Both the resident and the landlord have submitted information to the Ombudsman, and this has been carefully considered. Their accounts of what has happened are summarised below. This report is not an exhaustive description of all the events that have occurred in relation to this case, but an outline of the key issues as a background to the investigation’s findings.
The complaint
- The complaint is about the landlord’s handling of service charge increases.
Background
- The resident is a leaseholder. The landlord is a housing association. The building is a tower block. The resident owns and rents out 2 flats in the building.
- Between 1 November 2022 and 14 April 2023, the resident and the landlord corresponded about the service charge invoice for the period 1 April 2021 to 31 March 2022. The resident raised concerns that the landlord had increased its management charge without consulting with the residents, its management charge was not justifiable, its repayment policy was discriminatory, it made an error in its invoice, and its communication was poor.
- On 28 July 2023, after contact from the resident, the Ombudsman wrote to the landlord to provide a stage 1 complaint response. The resident’s complaint was about the landlord’s:
- decision to increase its management charge without consulting the leaseholders
- response to the resident’s position that the management charge should be proportionate to the works it carries out
- different payment options for leaseholders that do not live in the building
- the landlord’s complaint handling
- the landlord’s response to an error on its initial invoice
As a resolution to the complaint the resident wanted a full explanation to each point raised, improved communication and complaint handling, and acknowledgement that it was the resident that found an error in its invoicing.
- On 14 August 2023, the landlord issued its stage 1 complaint response. It did not uphold the complaint. It said that the landlord’s
- failure to consult with resident’s before increasing its management fee is a matter for the First Tier Tribunal (Property Chamber)
- response to her proposal to have its management fee reduced in proportion to the works carried is a matter for the First Tier Tribunal (Property Chamber).
- maximum repayment period for non-residential leaseholders was 12 months
- communication was mostly dealt with in less than 10 working days. It apologised for a delay in replying to 1 email
- response to an error in the initial invoice was appropriate.
- On 22 August 2023, the resident escalated her complaint. She remained unhappy that the landlord:
- did not consult with leaseholders before increasing the management charge
- will not consider reducing her management fee to a justifiable amount
- discriminated against her by not offering the 12-month repayment schedule referred to in its stage 1 complaint response
- timescale of 10 days for replying was too long
- only identified the invoicing error after she pointed it out
- On 21 September 2023, the landlord provided its stage 2 complaint response. It said:
- its decision on the management charge increase was a matter for the First Tier Tribunal (Property Chamber)

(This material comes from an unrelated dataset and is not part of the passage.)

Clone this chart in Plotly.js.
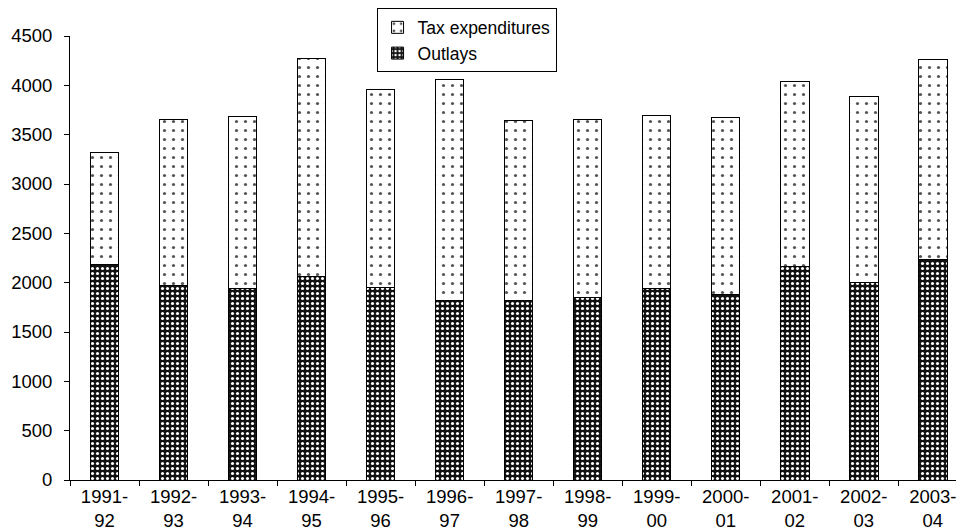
<!DOCTYPE html>
<html>
<head>
<meta charset="utf-8">
<script src="https://cdn.plot.ly/plotly-3.0.1.min.js"></script>
<style>
  html, body { margin: 0; padding: 0; background: #fff; overflow: hidden; }
  #chart { width: 956px; height: 531px; }
</style>
</head>
<body>
<div id="chart"></div>
<script>
// Financial years shown along the x axis
const years = ["1991-92", "1992-93", "1993-94", "1994-95", "1995-96", "1996-97", "1997-98",
               "1998-99", "1999-00", "2000-01", "2001-02", "2002-03", "2003-04"];
// Two-line tick labels
const yearLabels = ["1991-<br>92", "1992-<br>93", "1993-<br>94", "1994-<br>95", "1995-<br>96",
                    "1996-<br>97", "1997-<br>98", "1998-<br>99", "1999-<br>00", "2000-<br>01",
                    "2001-<br>02", "2002-<br>03", "2003-<br>04"];
// Direct outlays (lower segment)
const outlays = [2186, 1976, 1943, 2060, 1946, 1824, 1817, 1848, 1936, 1885, 2162, 2000, 2237];
// Tax expenditures (upper segment)
const taxExpenditures = [1131, 1680, 1743, 2217, 2014, 2237, 1825, 1808, 1763, 1794, 1875, 1882, 2020];
// Y axis ticks
const yTicks = [0, 500, 1000, 1500, 2000, 2500, 3000, 3500, 4000, 4500];

const FONT = "Liberation Sans, Arial, sans-serif";
const FS = 18.5;

const traces = [
  {
    type: "bar",
    name: "Outlays",
    legendrank: 2,
    x: years,
    y: outlays,
    marker: {
      color: "#111",
      line: { color: "#000", width: 1 },
      pattern: { shape: ".", bgcolor: "#111", fgcolor: "#ffffff", size: 5, solidity: 0.3, fillmode: "replace" }
    },
    hoverinfo: "x+y+name"
  },
  {
    type: "bar",
    name: "Tax expenditures",
    legendrank: 1,
    x: years,
    y: taxExpenditures,
    marker: {
      color: "#ffffff",
      line: { color: "#000", width: 1 },
      pattern: { shape: ".", bgcolor: "#ffffff", fgcolor: "#555555", size: 9, solidity: 0.1, fillmode: "replace" }
    },
    hoverinfo: "x+y+name"
  }
];

const layout = {
  width: 956,
  height: 531,
  margin: { l: 70, r: 0, t: 36, b: 51, pad: 0 },
  paper_bgcolor: "#fff",
  plot_bgcolor: "#fff",
  barmode: "stack",
  bargap: 0.587,
  font: { family: FONT, size: FS, color: "#000" },
  showlegend: true,
  legend: {
    x: 0.346, xanchor: "left",
    y: 1.062, yanchor: "top",
    bordercolor: "#000", borderwidth: 1,
    bgcolor: "#fff",
    traceorder: "normal",
    font: { family: FONT, size: 17.5, color: "#000" },
    itemwidth: 30
  },
  xaxis: {
    type: "category",
    range: [-0.5, 12.336],
    tickmode: "array",
    tickvals: years,
    ticktext: yearLabels,
    tickson: "boundaries",
    ticks: "outside",
    ticklen: 5,
    tickcolor: "#000",
    showline: true,
    linecolor: "#000",
    linewidth: 1,
    showgrid: false,
    zeroline: false,
    tickfont: { family: FONT, size: FS, color: "#000" }
  },
  yaxis: {
    range: [0, 4500],
    tickmode: "array",
    tickvals: yTicks,
    ticks: "outside",
    ticklen: 5,
    tickcolor: "#000",
    ticklabelstandoff: 8,
    showline: true,
    linecolor: "#000",
    linewidth: 1,
    showgrid: false,
    zeroline: false,
    tickfont: { family: FONT, size: FS, color: "#000" }
  }
};

Plotly.newPlot("chart", traces, layout, { displayModeBar: false, staticPlot: true });
</script>
</body>
</html>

- her position on the management charge was a matter for the First Tier Tribunal to consider should she remained unhappy with its explanation
- that an offer of a repayment schedule outside the terms of its lease would have required the resident to demonstrate that she had no other viable options to pay the invoice.
- that it was considering plans to improve its communication
- that it had identified the invoicing error as a result of the resident’s enquiry. It upheld this aspect of the resident’s complaint.

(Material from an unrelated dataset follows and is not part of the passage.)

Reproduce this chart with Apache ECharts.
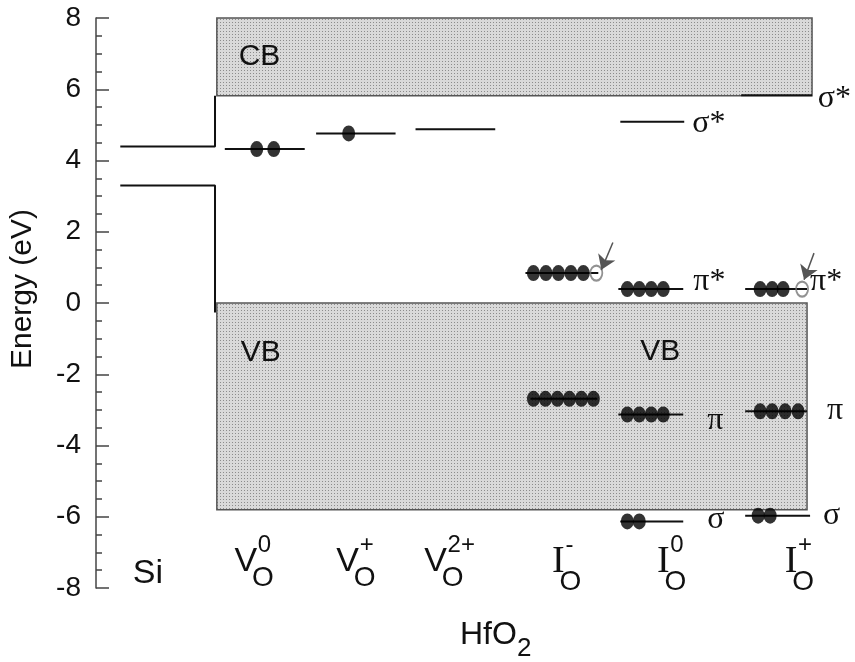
<!DOCTYPE html>
<html>
<head>
<meta charset="utf-8">
<script src="https://cdn.jsdelivr.net/npm/echarts@6/dist/echarts.min.js"></script>
<style>
  html, body { margin: 0; padding: 0; background: #fff; }
  #chart { width: 855px; height: 662px; }
</style>
</head>
<body>
<div id="chart"></div>
<script>
// Energy axis (eV)
const energyMin = -8;
const energyMax = 8;
const energyStep = 2;

// HfO2 bands: horizontal extent and energy range (top, bottom)
const bandNames = ['CB', 'VB'];
const bandLeft = [15.92, 15.92];
const bandRight = [94.34, 93.68];
const bandTop = [8.0, 0.0];
const bandBottom = [5.82, -5.80];

// Si band edges and the offsets to the HfO2 bands
const siCBLine = [[3.2, 4.39], [15.68, 4.39], [15.68, 5.82]];
const siVBLine = [[3.2, 3.30], [15.68, 3.30], [15.68, -0.27]];

// Defect levels: start, end, energy (eV)
const levelStart = [16.97, 29.00, 42.10, 56.58, 57.24, 68.82, 68.82, 69.08, 69.08, 85.53, 85.53, 85.53, 85.00];
const levelEnd   = [27.50, 39.47, 52.60, 66.18, 66.05, 77.37, 77.37, 77.37, 77.50, 93.68, 93.68, 94.08, 94.34];
const levelE     = [4.32, 4.76, 4.88, 0.84, -2.69, 0.39, -3.13, -6.13, 5.09, 0.39, -3.04, -5.97, 5.83];

// Occupied states (electrons)
const electronX = [21.18, 23.42, 33.29,
  57.63, 59.28, 60.92, 62.57, 64.21,
  57.63, 59.21, 60.79, 62.37, 63.95, 65.53,
  70.00, 71.58, 73.16, 74.74,
  70.00, 71.58, 73.16, 74.74,
  70.00, 71.58,
  87.50, 89.08, 90.53,
  87.50, 89.08, 90.79, 92.50,
  87.24, 88.82];
const electronE = [4.32, 4.32, 4.76,
  0.84, 0.84, 0.84, 0.84, 0.84,
  -2.69, -2.69, -2.69, -2.69, -2.69, -2.69,
  0.39, 0.39, 0.39, 0.39,
  -3.13, -3.13, -3.13, -3.13,
  -6.13, -6.13,
  0.39, 0.39, 0.39,
  -3.04, -3.04, -3.04, -3.04,
  -5.97, -5.97];

// Empty states (holes)
const holeX = [65.92, 93.03];
const holeE = [0.84, 0.39];

// Arrows pointing at the holes: from -> to
const arrowFrom = [[68.10, 1.70], [94.60, 1.40]];
const arrowTo = [[66.58, 0.93], [93.29, 0.65]];

// Orbital labels
const orbText = ['σ*', 'σ*', 'π*', 'π*', 'π', 'π', 'σ', 'σ'];
const orbX = [78.55, 95.10, 78.70, 94.08, 80.53, 96.32, 80.53, 95.79];
const orbE = [5.05, 5.74, 0.61, 0.61, -3.29, -3.03, -6.09, -5.98];

// Band labels
const bandLabelText = ['CB', 'VB', 'VB'];
const bandLabelX = [18.80, 19.08, 71.70];
const bandLabelE = [6.90, -1.40, -1.36];

// System labels along the bottom
const catBase = ['Si', 'V', 'V', 'V', 'I', 'I', 'I'];
const catSub = ['', 'O', 'O', 'O', 'O', 'O', 'O'];
const catSup = ['', '0', '+', '2+', '-', '0', '+'];
const catX = [6.84, 19.74, 33.16, 44.74, 60.92, 74.74, 91.58];
const catE = -7.25;

// Stipple fill used for the band areas
function stipplePattern() {
  const c = document.createElement('canvas');
  c.width = 3; c.height = 3;
  const ctx = c.getContext('2d');
  ctx.fillStyle = '#d9d9d9';
  ctx.fillRect(0, 0, 3, 3);
  ctx.fillStyle = '#8c8c8c';
  ctx.fillRect(1, 1, 1, 1);
  return c;
}

const SANS = '"Liberation Sans", Arial, sans-serif';
const SERIF = '"Liberation Serif", "Times New Roman", serif';

const chart = echarts.init(document.getElementById('chart'), null, { renderer: 'canvas' });

const option = {
  animation: false,
  backgroundColor: '#ffffff',
  grid: { left: 95, right: 0, top: 18, bottom: 74, containLabel: false },
  xAxis: { type: 'value', min: 0, max: 100, show: false },
  yAxis: {
    type: 'value',
    min: energyMin,
    max: energyMax,
    interval: energyStep,
    axisLine: { show: true, lineStyle: { color: '#444', width: 1.5 } },
    axisTick: { show: true, inside: true, length: 13, lineStyle: { color: '#444', width: 1.5 } },
    minorTick: { show: true, splitNumber: 4, length: 6, lineStyle: { color: '#444', width: 1.5 } },
    splitLine: { show: false },
    axisLabel: { fontSize: 28, color: '#111', margin: 15, fontFamily: SANS },
    name: 'Energy (eV)',
    nameLocation: 'middle',
    nameGap: 58,
    nameTextStyle: { fontSize: 30, color: '#111', fontFamily: SANS, padding: [0, 0, 0, 28] }
  },
  graphic: [
    { type: 'text', left: 460, top: 619, style: { text: 'HfO', font: '32px ' + SANS, fill: '#111' } },
    { type: 'text', left: 517, top: 636, style: { text: '2', font: '26px ' + SANS, fill: '#111' } }
  ],
  series: [
    {
      // HfO2 conduction and valence bands
      type: 'custom',
      silent: true,
      encode: { x: [0, 1], y: [2, 3] },
      data: bandNames.map((n, i) => [bandLeft[i], bandRight[i], bandTop[i], bandBottom[i]]),
      renderItem(params, api) {
        const a = api.coord([api.value(0), api.value(2)]);
        const b = api.coord([api.value(1), api.value(3)]);
        return {
          type: 'rect',
          shape: { x: a[0], y: a[1], width: b[0] - a[0], height: b[1] - a[1] },
          style: { fill: { image: stipplePattern(), repeat: 'repeat' }, stroke: '#555', lineWidth: 1.5 }
        };
      },
      z: 1
    },
    {
      type: 'line', data: siCBLine, symbol: 'none', silent: true,
      lineStyle: { color: '#111', width: 2 }, z: 3
    },
    {
      type: 'line', data: siVBLine, symbol: 'none', silent: true,
      lineStyle: { color: '#111', width: 2 }, z: 3
    },
    {
      // Defect levels
      type: 'custom',
      silent: true,
      encode: { x: [0, 1], y: 2 },
      data: levelStart.map((s, i) => [s, levelEnd[i], levelE[i]]),
      renderItem(params, api) {
        const a = api.coord([api.value(0), api.value(2)]);
        const b = api.coord([api.value(1), api.value(2)]);
        return {
          type: 'line',
          shape: { x1: a[0], y1: a[1], x2: b[0], y2: b[1] },
          style: { stroke: '#111', lineWidth: 2 }
        };
      },
      z: 3
    },
    {
      type: 'scatter', silent: true,
      data: electronX.map((x, i) => [x, electronE[i]]),
      symbol: 'circle', symbolSize: [13, 16],
      itemStyle: { color: '#000' }, z: 4
    },
    {
      type: 'scatter', silent: true,
      data: holeX.map((x, i) => [x, holeE[i]]),
      symbol: 'circle', symbolSize: [12, 15],
      itemStyle: { color: 'rgba(0,0,0,0)', borderColor: '#777', borderWidth: 2 }, z: 4
    },
    {
      type: 'lines', coordinateSystem: 'cartesian2d', silent: true,
      data: arrowFrom.map((f, i) => ({ coords: [f, arrowTo[i]] })),
      symbol: ['none', 'arrow'], symbolSize: [10, 14],
      lineStyle: { color: '#555', width: 1.5, opacity: 1 }, z: 5
    },
    {
      // Orbital character labels
      type: 'custom', silent: true, clip: false,
      encode: { x: 0, y: 1 },
      data: orbText.map((t, i) => [orbX[i], orbE[i]]),
      renderItem(params, api) {
        const p = api.coord([api.value(0), api.value(1)]);
        return {
          type: 'text', x: p[0], y: p[1],
          style: { text: orbText[params.dataIndex], font: '32px ' + SERIF, fill: '#111', align: 'left', verticalAlign: 'middle' }
        };
      },
      z: 6
    },
    {
      // Band labels
      type: 'custom', silent: true, clip: false,
      encode: { x: 0, y: 1 },
      data: bandLabelText.map((t, i) => [bandLabelX[i], bandLabelE[i]]),
      renderItem(params, api) {
        const p = api.coord([api.value(0), api.value(1)]);
        return {
          type: 'text', x: p[0], y: p[1],
          style: { text: bandLabelText[params.dataIndex], font: '30px ' + SANS, fill: '#111', align: 'left', verticalAlign: 'middle' }
        };
      },
      z: 6
    },
    {
      // System labels: Si and the oxygen vacancy / interstitial states
      type: 'custom', silent: true, clip: false,
      encode: { x: 0, y: 1 },
      data: catX.map((x) => [x, catE]),
      renderItem(params, api) {
        const i = params.dataIndex;
        const p = api.coord([api.value(0), api.value(1)]);
        const isI = catBase[i] === 'I';
        const isSi = catBase[i] === 'Si';
        const children = [{
          type: 'text', x: p[0], y: p[1] + (isSi ? 12 : (isI ? 1 : 0)),
          style: { text: catBase[i], font: isI ? '38px ' + SERIF : '34px ' + SANS, fill: '#111', align: 'center', verticalAlign: 'middle' }
        }];
        if (catSub[i]) {
          children.push({
            type: 'text', x: p[0] + (isI ? 12 : 17), y: p[1] + (isI ? 21 : 17),
            style: { text: catSub[i], font: '28px ' + SANS, fill: '#111', align: 'center', verticalAlign: 'middle' }
          });
        }
        if (catSup[i]) {
          children.push({
            type: 'text', x: p[0] + (isI ? 7 : 12), y: p[1] + (isI ? -16 : -16),
            style: { text: catSup[i], font: '24px ' + SANS, fill: '#111', align: 'left', verticalAlign: 'middle' }
          });
        }
        return { type: 'group', children };
      },
      z: 6
    }
  ]
};

chart.setOption(option);
</script>
</body>
</html>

- When the resident brought her complaint to the Ombudsman, she remained unhappy because the landlord was not being transparent about the management fees. She said that this was an unacceptable amount because when there is a large cost, most of the consultation/management is covered by the contractor.
Determination
- The Ombudsman must consider all the circumstances of the case as there are sometimes reasons why a complaint will not be investigated. After careful consideration of the evidence, this complaint is not within the Ombudsman’s jurisdiction.
- We accept that it has taken the Ombudsman some time to reach this conclusion, and we apologise for any inconvenience this has caused. It was necessary to conduct a comprehensive review of the evidence before we could confirm our position on the complaint.
Reasons
- Paragraph 42.d of the Housing Ombudsman Scheme states that the Ombudsman may not consider complaints which, in the Ombudsman’s opinion concern the level of rent or service charge or the amount of the rent or service charge increase.
- Paragraph 42.f of the Housing Ombudsman Scheme states that the Ombudsman may not consider complaints which, in the Ombudsman’s opinion concern matters where the Ombudsman considers it quicker, fairer, more reasonable, or more effective to seek a remedy through the courts, other tribunal or procedure.
- Any dissatisfaction regarding the reasonableness, liability, or the methodology used to calculate service charge contributions requires a decision by a court or tribunal service. Should the resident remain dissatisfied with this matter, she is advised this would fall outside of our jurisdiction and is within the jurisdiction of the First-Tier Tribunal (Property Chamber).
- The resident’s lease sets out that she must pay all service charges that the landlord incurred in the preceding 12 months. The resident may wish to seek legal advice should she wish to challenge the landlord’s policy in recovering leaseholder service charges.